Es hat Widerstand gegeben, Proteste und Kundgebungen, bis vors Bundesverfassungsgericht gingen die Einheimischen in ihrem Kampf um den Erhalt einer Wirklichkeit, die nur auf diesem Boden unverwechselbar für jeden einzelnen Menschen gedeihen konnte. Am Rand der Außenkippen stehen in schönster Regelmäßigkeit Rohr an Rohr Wasserdampf versprühende Sprenkleranlagen, um die mit dem Sand verwehenden Schadstoffe aus dem Grubenloch in Wassermolekülen einzufangen. Wie irrsinnig dieses Unterfangen zur Senkung der Feinstaubbelastung der umliegenden Region erscheint, zeigt ein Blick auf die gewaltigen Ausmaße des Tagebaus. Genausogut könnte man versuchen, mit einer Sprühflasche einen Sandsturm zu bändigen. Weiter westlich, unweit des Grubenrands, entdeckt das Auge eine Phalanx mächtiger Pumpanlagen, die vor dem Aufbrechen der Bodenschichten das Grundwasser großflächig absenken sollen, im Fachjargon "sümpfen" genannt. Daß damit eine ökologische Zeitbombe in Gang gesetzt wird mit unüberschaubaren Folgen für den Wasserhaushalt der tieferen Erdschichten des Niederrheinischen Beckens und damit des wichtigsten Trinkwasserreservoirs Nordrhein-Westfalens, tut dem Kohlehunger des Tagebaubetreibers RWE keinen Abbruch.

Auf der Aussichtsplattform, die RWE mit der Absicht eingerichtet hat, einen Blick auf die gigantische Dimension ihrer Energiewirtschaft zu werfen, treffen wir auf einen Motorradfahrer. Klaus Hundenborn ist gern bereit, uns einige Fragen zu beantworten.

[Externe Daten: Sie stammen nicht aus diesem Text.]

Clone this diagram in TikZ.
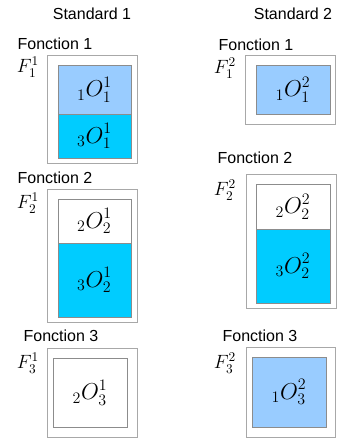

Im Gespräch am Tagebau Garzweiler - Foto: © 2014 by Schattenblick

Klaus Hundenborn mit SB-Redakteur
Foto: © 2014 by Schattenblick

Schattenblick: Wohnen Sie in der Gegend?

Klaus Hundenborn: Ich wohne in Kaarst, das ist nicht weit von hier, und mache mit dem Motorrad an Wochenenden gerne eine gemütliche Tour durch die Region, vor allem schaue ich mir dabei den Fortschritt des Tagebaus an. Ich weiß noch, wie es hier vor 15 bis 20 Jahren ausgesehen hat. Man erlebt dabei das Sterben der kleinen Dörfer hautnah mit.

SB: Im Grunde geht eine Lebenserfahrung Stück für Stück verloren.

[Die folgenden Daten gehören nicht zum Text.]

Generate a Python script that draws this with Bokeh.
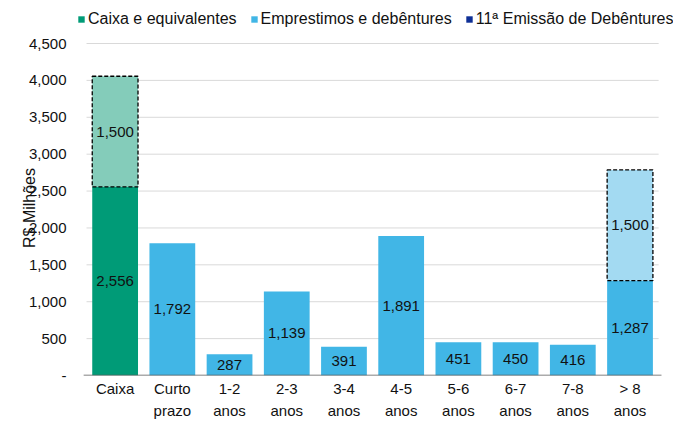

KH: Das ist richtig, insbesondere wenn man sich vorstellt, wie lange das alles gebraucht hat, um so zu werden. Nicht nur bezogen auf die dörfliche Gemeinschaft, sondern auch auf die Natur. Ich finde es sehr bedauerlich, daß all das auseinandergerissen wird.

SB: Welcher Verlust an Ortschaft und Kultur schmerzt Sie am meisten?

KH: In Immerath gibt es eine sehr schöne Kirche mit einem Doppelturm. Hinter der Kirche verläuft ein Kreuzweg mit Gedenkstätten. Man findet dort eine Grotte, wo früher Kreuz und Heiligenfiguren gestanden haben. Erkennbar sind noch die verrosteten Eisenanker, mit denen die Figuren verankert waren. Jetzt sieht alles trostlos aus. Das ist schon erschreckend.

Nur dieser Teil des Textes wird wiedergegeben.